Finance Minister Pranab Mukherjee will meet the chairmen and managing directors of state-run banks on June 12 to review their performance for the previous financial year and will also discuss the road map for the current financial year.
The ministry will review public sector banks’ performance on growth of deposits and advances, non-performing assets (NPAs), return on assets and loan disbursal. Loan growth in the previous financial year — 2011-12 — was sluggish with interest rates staying at elevated levels. However, the last fortnight of the financial year saw a huge spurt in loan off-take, which helped advances to clock growth of 19.3 per cent, higher than the central bank’s projection of 16 per cent. Deposit growth for 2011-12 was 17.4 per cent.
Though a formal agenda is yet to be finalised, bankers said issues likely to top the agenda of the meeting include rising NPAs, financial inclusion, pension liabilities of public sector banks and flow of credit to sectors such as agriculture, infrastructure and micro, small and medium enterprises.
Issues in lending to distressed sectors, such as real estate, power, aviation and telecom may also be flagged off. Banks may be urged to join the New Pension System of the Pension Fund Regulatory and Development Authority.
The finance minister is likely to ask the banks to improve their lending to infrastructure and employment-generating sectors, while keeping a check on their bad loans.
Gross NPAs of public sector banks stood at 3.3 per cent in FY12.

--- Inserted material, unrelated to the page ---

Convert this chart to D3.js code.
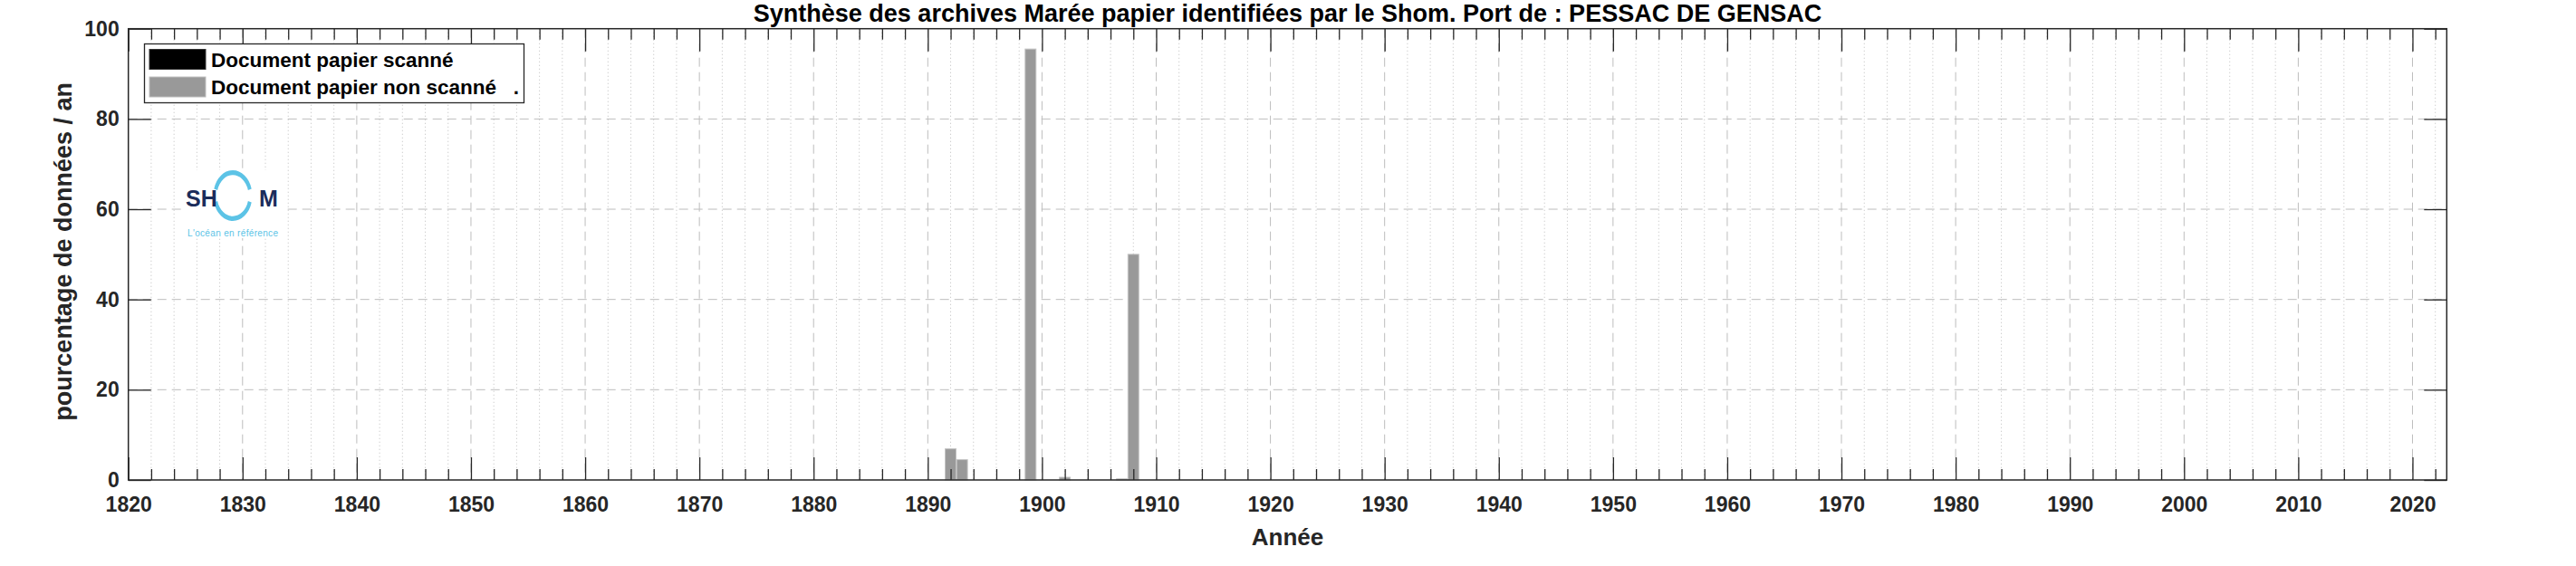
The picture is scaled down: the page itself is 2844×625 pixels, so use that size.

At an event on Monday, Mukherjee had asked banks to act upon the Reserve Bank’s advice on appropriate NPA management.
To address the problem of exposure to sensitive sectors and bad loans, the ministry has suggested banks consider lending to large projects by forming a consortium and that if such a loan becomes an NPA in one bank, then all lenders in the consortium treat it as a bad loan. Banks have expressed reservations on such suggestions.
Banks may also have to give a report on performance of the ultra low-cost branches set up in the last two years in about 73,000 villages across the country.
To extend the reach of banking to the rural hinterland, banks were in 2010-11 advised to provide appropriate banking facilities to habitations with a population of more than 2,000 by March 2012.
In Budget 2012-13, Mukherjee proposed to extend the campaign to habitations with population of more than 1,000 in North-eastern and hilly States, and to habitations that had crossed 2,000 according to Census 2011.
The meeting comes at a time when bank chiefs are expressing concerns at increasing interference by the finance ministry in their day-to-day operations.
Ministry officials, on the other hand, defended the frequent advisories to the banks. “Government, being the majority shareholder in these banks, can give suggestions. We are not forcing them to accept whatever we are saying. Banks can discuss the suggestions in their board meetings and the board members are free to decide whichever way they consider appropriate,” said the official.